State of the Web : Web Caching

By March 21, 2014SEO, Websites
iMac with website pages

 
Modern web development is becoming increasingly about page speed. When search engines index your site, they are looking for good usability, great content, and fast loading times. If your website isn’t optimized for faster page speeds, you may start falling behind competitors. One of the best methods of speeding up your pages is caching.

Caching is a very general term. It refers to temporarily storing data (images, files, etc.) for quicker access and thus faster load times. This can be accomplished through a variety of means. For example, your browser often stores resources from websites that you visit. This allows your computer to load the page faster by loading content from your browser’s cache instead of requesting it from the server repeatedly. In most cases, this is great—but if something is broken on a webpage, the error may have been cached in your browser even though it’s been corrected on the server.
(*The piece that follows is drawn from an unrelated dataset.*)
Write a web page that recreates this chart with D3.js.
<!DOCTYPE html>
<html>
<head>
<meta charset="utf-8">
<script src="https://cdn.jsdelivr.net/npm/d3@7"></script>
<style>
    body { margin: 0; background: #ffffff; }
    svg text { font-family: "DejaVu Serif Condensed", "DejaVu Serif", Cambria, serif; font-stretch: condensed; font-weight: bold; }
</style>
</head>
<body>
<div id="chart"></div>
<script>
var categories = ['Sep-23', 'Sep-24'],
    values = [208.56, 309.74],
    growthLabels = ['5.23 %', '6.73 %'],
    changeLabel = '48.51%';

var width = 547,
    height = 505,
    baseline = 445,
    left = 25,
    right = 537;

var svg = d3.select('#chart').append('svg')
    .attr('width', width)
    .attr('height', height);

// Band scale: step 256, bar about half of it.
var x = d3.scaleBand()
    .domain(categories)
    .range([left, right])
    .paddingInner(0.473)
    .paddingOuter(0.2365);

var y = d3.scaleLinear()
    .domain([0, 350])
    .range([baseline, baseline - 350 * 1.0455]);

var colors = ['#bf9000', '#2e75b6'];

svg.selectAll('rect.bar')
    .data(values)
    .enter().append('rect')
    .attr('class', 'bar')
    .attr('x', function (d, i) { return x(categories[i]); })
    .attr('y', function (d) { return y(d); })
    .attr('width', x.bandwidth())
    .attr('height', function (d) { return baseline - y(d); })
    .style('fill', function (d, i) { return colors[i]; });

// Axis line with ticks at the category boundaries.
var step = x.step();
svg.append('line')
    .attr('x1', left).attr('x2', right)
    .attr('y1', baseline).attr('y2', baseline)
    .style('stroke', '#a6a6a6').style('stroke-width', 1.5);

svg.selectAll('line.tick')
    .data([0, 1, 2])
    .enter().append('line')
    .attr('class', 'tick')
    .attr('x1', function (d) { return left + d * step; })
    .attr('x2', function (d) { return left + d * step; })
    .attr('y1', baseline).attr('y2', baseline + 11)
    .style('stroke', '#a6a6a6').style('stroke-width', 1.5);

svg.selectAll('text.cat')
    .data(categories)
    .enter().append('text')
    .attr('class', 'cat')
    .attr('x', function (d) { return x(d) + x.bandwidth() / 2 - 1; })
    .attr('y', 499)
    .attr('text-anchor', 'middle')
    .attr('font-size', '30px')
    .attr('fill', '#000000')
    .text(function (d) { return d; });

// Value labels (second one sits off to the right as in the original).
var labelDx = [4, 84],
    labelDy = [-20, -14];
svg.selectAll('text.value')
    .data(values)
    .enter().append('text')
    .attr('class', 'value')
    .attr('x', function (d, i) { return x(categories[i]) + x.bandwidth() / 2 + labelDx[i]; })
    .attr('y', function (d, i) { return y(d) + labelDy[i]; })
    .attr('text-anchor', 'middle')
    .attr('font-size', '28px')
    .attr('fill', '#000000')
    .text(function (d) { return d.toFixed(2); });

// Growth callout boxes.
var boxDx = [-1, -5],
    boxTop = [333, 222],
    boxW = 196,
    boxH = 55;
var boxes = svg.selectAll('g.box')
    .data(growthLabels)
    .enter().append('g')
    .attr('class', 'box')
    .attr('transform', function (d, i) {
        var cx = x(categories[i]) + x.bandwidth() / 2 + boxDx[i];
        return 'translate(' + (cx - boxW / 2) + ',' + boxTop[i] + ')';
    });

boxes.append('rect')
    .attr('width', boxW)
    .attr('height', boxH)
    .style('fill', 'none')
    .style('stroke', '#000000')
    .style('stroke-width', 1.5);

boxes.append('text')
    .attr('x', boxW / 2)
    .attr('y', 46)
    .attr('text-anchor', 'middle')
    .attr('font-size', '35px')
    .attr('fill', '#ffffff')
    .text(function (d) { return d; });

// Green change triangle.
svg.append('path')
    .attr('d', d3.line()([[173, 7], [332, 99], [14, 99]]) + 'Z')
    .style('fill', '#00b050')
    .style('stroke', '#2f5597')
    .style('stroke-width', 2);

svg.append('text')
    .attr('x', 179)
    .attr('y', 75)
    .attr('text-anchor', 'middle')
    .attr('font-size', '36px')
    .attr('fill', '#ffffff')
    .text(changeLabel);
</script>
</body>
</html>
Good web development practice involves setting caching expiration dates. If a user visits your new website, his browser will cache data as instructed by your server. Expiration dates tell the browser to hold onto the cached resources for a specified amount of time. Once a resource reaches its expiration, your browser tosses it out like old milk and grabs the current copy the next time you visit the site. Search engines take browser caching very seriously, and not taking advantage of expirations can hurt your search results.

While browser caching is probably the better-known form of caching, servers are capable of caching as well. Server caching is usually reserved for highly trafficked, content-heavy websites. In such cases, a proxy server is often used. When a user visits a website, his browser normally pulls down the page, which requests images, files, etc. from the server. It in turn requests information from the database. This happens every time a user visits a page, minus what resources their browser may have stored. Similarly, a caching proxy makes all these requests, but then stores all the data as a static webpage, cutting back on file and database requests, and passes the condensed file on to the user.

There are other methods of server caching. However, the additional costs related to server caching more than offset the benefits for an average small-business website. While page speed is playing a larger part in web development, browser caching will more than likely meet your website’s needs.